Celebrate a war? Celebrate devastation, disease, and death?
Stop! Think! Have we no better language skills to express our passion for heritage, history, and humanity?
Celebrate the death of 620,000 Americans? Does this strike you as totally inept, inappropriate…ignorant?
In fairness, much of the above probably comes from naïve writers accustomed to chronicling the every-day Americana of sports and politics…celebrating Super Bowls, U.S. Opens, and March Madness … celebrating “historic” elections, red or blue states, and our ever-changing voter demographics.
But what is there to celebrate when you go to Arlington, Gettysburg, or Andersonville? What is there to celebrate when your great-great grandfather lost his home at Fredericksburg, his arm at Winchester, and his yankee brother in the Wilderness?
Think, America. You’re grabbing the wrong action verb. These tragic, heart-rending , yet epic events are not to be celebrated … but commemorated.

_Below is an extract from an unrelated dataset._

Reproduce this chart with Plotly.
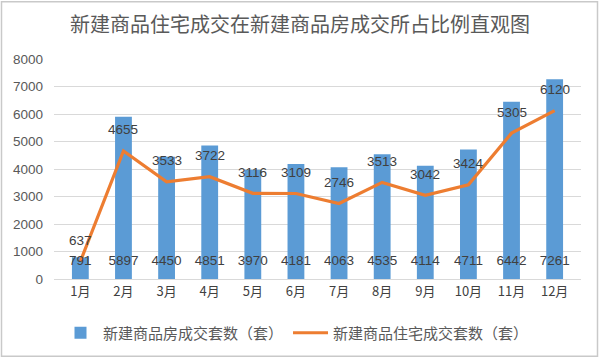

The upcoming First Manassas sesquicentennial next week denotes no opening kickoff 150 years ago. Yes, one side would lose and the other side would win. (And yes, the ignorant–more on this in a future Examiner post–still refer to holders of the Medal of Honor as “winners.”) But it was not a contest to be cheered, applauded, and celebrated.
For war is the worst possible way to solve our problems. Yet it endures … and sometimes … it looms as the only way … to remedy a wrong.
Yet when it’s over… we, the survivors, humbly need to acknowledge the sacrifice of those who gave the last full measure, bind up our wounds, and resolve to find a better way for our children.